La critique du discours humanitaire a dans un premier temps de quoi surprendre, et constitue l'un des aspects les plus intéressants de l'ouvrage. A ceux qui réclament plus de droits dans les prisons, de meilleures conditions d'hygiène ou de meilleurs locaux, Alain Brossat rappelle qu'une prison dorée reste une prison, c'est à dire un lieu d'isolement, "qui reconditionne une personne humaine en corps séparé et esseulé". L'heure n'est plus à la revendication d'une amélioration des conditions de vie en prison, puisque l'existence même des prisons doit être remise en cause. D'autre part, la demande d'un mieux ne remettant pas fondamentalement en question la nécessité de la prison a l'effet pervers d'asseoir de manière plus confortable sa légitimité. A titre d'exemple, le chapitre intitulé Après la peine de mort... montre que le combat mené pour l'abolition de ce qui est considéré aujourd'hui en France comme une barbarie a ouvert la porte à une augmentation de la durée moyenne d'incarcération, et à la multiplication des longues peines.

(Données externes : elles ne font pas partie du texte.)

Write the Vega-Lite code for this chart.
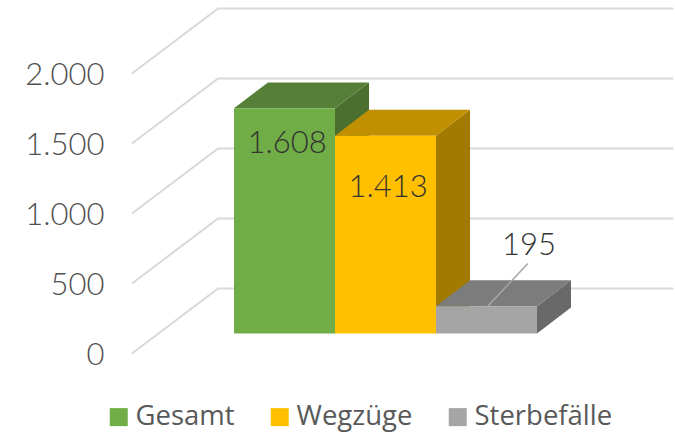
{
"$schema":"https://vega.github.io/schema/vega-lite/v6.json",
"width":675,"height":433,"padding":0,"autosize":"none","background":"white",
"config":{"view":{"stroke":null}},
"datasets":{
"grid":[
{"level":0,"x":-1.01,"y":0},{"level":0,"x":-0.158,"y":464.3},{"level":0,"x":4.35,"y":464.3},
{"level":500,"x":-1.01,"y":500},{"level":500,"x":-0.158,"y":964.3},{"level":500,"x":4.35,"y":964.3},
{"level":1000,"x":-1.01,"y":1000},{"level":1000,"x":-0.158,"y":1464.3},{"level":1000,"x":4.35,"y":1464.3},
{"level":1500,"x":-1.01,"y":1500},{"level":1500,"x":-0.158,"y":1964.3},{"level":1500,"x":4.35,"y":1964.3},
{"level":2000,"x":-1.01,"y":2000},{"level":2000,"x":-0.158,"y":2464.3},{"level":2000,"x":4.35,"y":2464.3}
],
"side":[
{"series":"Gesamt","x":1,"y":142.9,"y2":1750.9},{"series":"Gesamt","x":1.3366,"y":328.6,"y2":1936.6},
{"series":"Wegzüge","x":2,"y":142.9,"y2":1555.9},{"series":"Wegzüge","x":2.3366,"y":328.6,"y2":1741.6},
{"series":"Sterbefälle","x":3,"y":142.9,"y2":337.9},{"series":"Sterbefälle","x":3.3366,"y":328.6,"y2":523.6}
],
"top":[
{"series":"Gesamt","y":1750.9,"x":0,"x2":1},{"series":"Gesamt","y":1936.6,"x":0.3366,"x2":1.3366},
{"series":"Wegzüge","y":1555.9,"x":1,"x2":2},{"series":"Wegzüge","y":1741.6,"x":1.3366,"x2":2.3366},
{"series":"Sterbefälle","y":337.9,"x":2,"x2":3},{"series":"Sterbefälle","y":523.6,"x":2.3366,"x2":3.3366}
],
"front":[
{"series":"Gesamt","value":1608,"x":0,"x2":1,"y":142.9,"y2":1750.9},
{"series":"Wegzüge","value":1413,"x":1,"x2":2,"y":142.9,"y2":1555.9},
{"series":"Sterbefälle","value":195,"x":2,"x2":3,"y":142.9,"y2":337.9}
],
"leader":[{"x":2.5,"y":328,"x2":2.91,"y2":643}],
"labels":[
{"label":"1.608","x":0.525,"y":1497},
{"label":"1.413","x":1.525,"y":1180},
{"label":"195","x":2.92,"y":767}
]
},
"encoding":{
"x":{"field":"x","type":"quantitative","scale":{"domain":[-2.31683,4.36634],"nice":false,"zero":false},"axis":null},
"y":{"field":"y","type":"quantitative","scale":{"domain":[-567.86,2525],"nice":false,"zero":false},
"axis":{"title":null,"orient":"left","offset":-104,"values":[0,500,1000,1500,2000],"domain":false,"ticks":false,"grid":false,"labelPadding":0,"labelOffset":2,"labelFont":"Lato","labelFontSize":31,"labelFontWeight":300,"labelColor":"#4f4f4f",
"labelExpr":"replace(format(datum.value, ','), ',', '.')"}}
},
"layer":[
{"data":{"name":"grid"},"mark":{"type":"line","color":"#d9d9d9","strokeWidth":2},"encoding":{"detail":{"field":"level"}}},
{"data":{"name":"side"},"mark":{"type":"area"},"encoding":{"y2":{"field":"y2"},"color":{"field":"series","scale":{"domain":["Gesamt","Wegzüge","Sterbefälle"],"range":["#4a6f2e","#a27a00","#696969"]},"legend":null}}},
{"data":{"name":"top"},"mark":{"type":"area","orient":"horizontal"},"encoding":{"x2":{"field":"x2"},"color":{"field":"series","scale":{"domain":["Gesamt","Wegzüge","Sterbefälle"],"range":["#568037","#c09000","#7c7c7c"]},"legend":null}}},
{"data":{"name":"front"},"mark":{"type":"rect"},"encoding":{"x2":{"field":"x2"},"y2":{"field":"y2"},"color":{"field":"series","scale":{"domain":["Gesamt","Wegzüge","Sterbefälle"],"range":["#70ad47","#ffc000","#a5a5a5"]},
"legend":{"title":null,"orient":"none","legendX":105,"legendY":403,"direction":"horizontal","symbolType":"square","symbolSize":324,"symbolStrokeWidth":0,"labelFont":"Open Sans","labelFontSize":27.5,"labelColor":"#595959","columnPadding":31,"labelOffset":3}}}},
{"data":{"name":"leader"},"mark":{"type":"rule","color":"#a6a6a6","strokeWidth":1.5},"encoding":{"x2":{"field":"x2"},"y2":{"field":"y2"}}},
{"data":{"name":"labels"},"mark":{"type":"text","font":"Lato","fontSize":31,"fontWeight":300,"color":"#333333","align":"center","baseline":"middle"},"encoding":{"text":{"field":"label"}}}
],
"resolve":{"scale":{"color":"independent"}}
}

"Si l'on supprime les prisons, par quoi les remplacer ?" Voilà la question communément posée après la lecture d'un pareil pamphlet, mais l'auteur la balaie très intelligemment dans un dernier chapitre de conclusion. "La question de savoir ce qui doit se substituer à une pratique ou institution incompatible avec nos normes civilisées ne se pose pas". Alain Brossat rappelle que ce n'est ni au philosophe ni au citoyen de se substituer à l'Etat. Et surtout, les vraies questions ne sont pas là. Comment définit-on crimes et délits ? Qui sont ceux qui remplissent les prisons, et pourquoi ? Que fait-on pour prévenir le passage à l'acte ? C'est évidemment tout une société qui est à repenser : un rapport à la consommation, un rapport à la propriété, un rapport aux autres, et donc un rapport à soi. Sur le chemin de cette reconsidération de nos propres existences, Pour en finir avec la prison constitue un outil précieux.